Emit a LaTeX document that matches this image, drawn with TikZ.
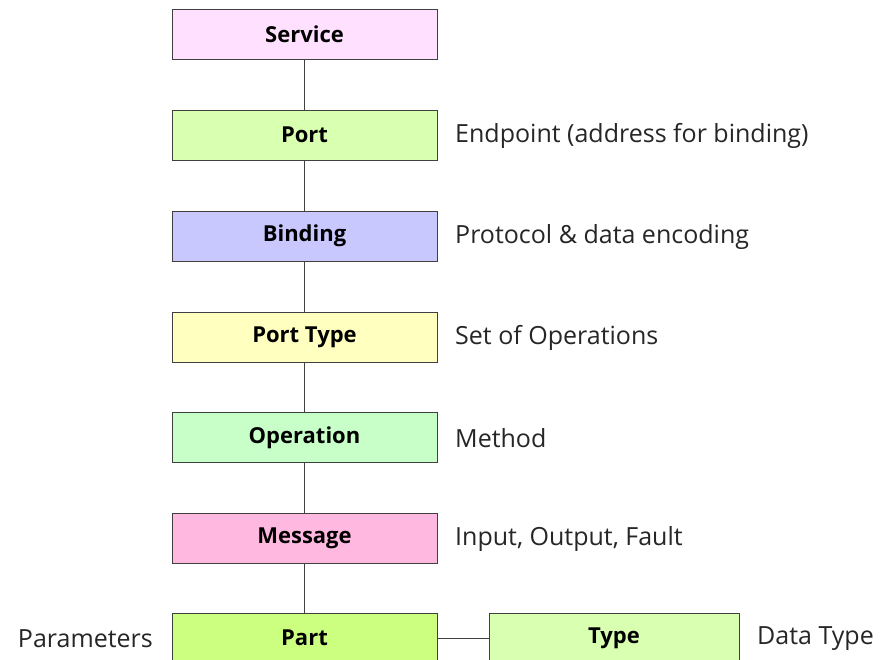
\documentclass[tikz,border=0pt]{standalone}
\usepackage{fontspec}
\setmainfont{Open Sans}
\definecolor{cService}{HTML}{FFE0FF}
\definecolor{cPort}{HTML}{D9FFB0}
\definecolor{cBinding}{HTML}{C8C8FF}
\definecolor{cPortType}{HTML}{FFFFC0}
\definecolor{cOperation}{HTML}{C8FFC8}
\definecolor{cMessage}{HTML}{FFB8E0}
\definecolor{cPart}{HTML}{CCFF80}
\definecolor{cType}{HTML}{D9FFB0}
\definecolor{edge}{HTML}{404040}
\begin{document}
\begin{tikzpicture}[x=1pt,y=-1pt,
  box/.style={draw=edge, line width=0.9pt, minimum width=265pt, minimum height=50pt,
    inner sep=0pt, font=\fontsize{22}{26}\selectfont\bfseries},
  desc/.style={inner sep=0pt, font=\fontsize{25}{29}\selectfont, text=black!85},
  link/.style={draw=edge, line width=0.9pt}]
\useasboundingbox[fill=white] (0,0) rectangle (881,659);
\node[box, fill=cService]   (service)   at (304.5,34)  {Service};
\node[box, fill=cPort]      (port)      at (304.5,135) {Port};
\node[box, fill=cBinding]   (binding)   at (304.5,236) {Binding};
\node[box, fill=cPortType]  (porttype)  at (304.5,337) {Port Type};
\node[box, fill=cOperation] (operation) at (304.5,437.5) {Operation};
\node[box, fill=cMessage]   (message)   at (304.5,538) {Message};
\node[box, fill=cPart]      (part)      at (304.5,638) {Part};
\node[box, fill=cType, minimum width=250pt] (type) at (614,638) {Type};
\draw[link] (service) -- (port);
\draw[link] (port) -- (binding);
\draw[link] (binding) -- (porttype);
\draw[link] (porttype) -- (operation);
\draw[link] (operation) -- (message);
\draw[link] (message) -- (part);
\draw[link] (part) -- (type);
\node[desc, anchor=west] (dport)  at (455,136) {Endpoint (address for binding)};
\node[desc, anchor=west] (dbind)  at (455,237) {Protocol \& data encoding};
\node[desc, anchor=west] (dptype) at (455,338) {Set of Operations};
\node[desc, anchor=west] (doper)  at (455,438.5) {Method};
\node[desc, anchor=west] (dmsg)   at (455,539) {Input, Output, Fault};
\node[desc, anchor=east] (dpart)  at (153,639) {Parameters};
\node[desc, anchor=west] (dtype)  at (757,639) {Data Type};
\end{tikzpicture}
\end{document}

════════════════════

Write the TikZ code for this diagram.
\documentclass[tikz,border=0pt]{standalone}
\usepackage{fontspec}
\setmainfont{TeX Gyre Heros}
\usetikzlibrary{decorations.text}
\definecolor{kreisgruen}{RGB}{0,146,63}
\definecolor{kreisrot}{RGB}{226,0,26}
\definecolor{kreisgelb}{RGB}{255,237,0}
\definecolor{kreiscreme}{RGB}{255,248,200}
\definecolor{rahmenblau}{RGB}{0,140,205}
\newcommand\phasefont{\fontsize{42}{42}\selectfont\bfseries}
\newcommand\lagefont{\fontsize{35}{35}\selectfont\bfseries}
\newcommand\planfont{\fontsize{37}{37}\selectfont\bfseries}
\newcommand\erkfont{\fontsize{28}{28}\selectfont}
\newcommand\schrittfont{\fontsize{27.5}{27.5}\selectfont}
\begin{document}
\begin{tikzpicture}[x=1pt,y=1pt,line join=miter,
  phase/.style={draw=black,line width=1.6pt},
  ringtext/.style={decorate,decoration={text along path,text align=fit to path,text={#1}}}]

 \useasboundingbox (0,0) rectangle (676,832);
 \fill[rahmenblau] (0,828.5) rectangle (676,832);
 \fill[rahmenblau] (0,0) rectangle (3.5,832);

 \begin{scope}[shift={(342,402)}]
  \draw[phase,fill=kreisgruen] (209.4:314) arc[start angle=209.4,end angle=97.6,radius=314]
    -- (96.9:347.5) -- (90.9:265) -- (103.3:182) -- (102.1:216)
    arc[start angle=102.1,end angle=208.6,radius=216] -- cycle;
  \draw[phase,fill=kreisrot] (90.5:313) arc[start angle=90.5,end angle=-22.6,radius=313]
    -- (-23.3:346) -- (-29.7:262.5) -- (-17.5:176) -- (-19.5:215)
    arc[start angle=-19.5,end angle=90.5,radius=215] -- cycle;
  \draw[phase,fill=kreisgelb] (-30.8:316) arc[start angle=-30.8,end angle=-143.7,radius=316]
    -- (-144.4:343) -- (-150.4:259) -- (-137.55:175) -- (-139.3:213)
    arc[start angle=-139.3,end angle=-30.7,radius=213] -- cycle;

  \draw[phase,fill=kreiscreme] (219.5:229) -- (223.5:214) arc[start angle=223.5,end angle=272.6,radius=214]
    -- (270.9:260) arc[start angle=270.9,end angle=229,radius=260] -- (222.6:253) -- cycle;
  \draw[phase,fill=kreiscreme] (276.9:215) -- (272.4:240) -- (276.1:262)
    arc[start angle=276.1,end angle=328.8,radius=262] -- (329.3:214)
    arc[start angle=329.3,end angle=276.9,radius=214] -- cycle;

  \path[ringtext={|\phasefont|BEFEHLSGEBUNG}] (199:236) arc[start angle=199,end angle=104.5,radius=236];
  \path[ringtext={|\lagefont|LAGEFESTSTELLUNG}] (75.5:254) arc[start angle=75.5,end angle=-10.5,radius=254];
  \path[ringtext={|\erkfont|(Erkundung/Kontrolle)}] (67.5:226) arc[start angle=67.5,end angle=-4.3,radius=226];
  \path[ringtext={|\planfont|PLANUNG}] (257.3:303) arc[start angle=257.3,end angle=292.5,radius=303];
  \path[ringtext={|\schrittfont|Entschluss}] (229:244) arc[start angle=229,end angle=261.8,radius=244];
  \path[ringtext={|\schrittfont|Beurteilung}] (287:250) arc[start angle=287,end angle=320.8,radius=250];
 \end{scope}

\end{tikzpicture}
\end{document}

════════════════════

Description of the task:
Identify every line holding the word "this" and copy it out.

Task response:
Emit a LaTeX document that matches this image, drawn with TikZ.
Write the TikZ code for this diagram.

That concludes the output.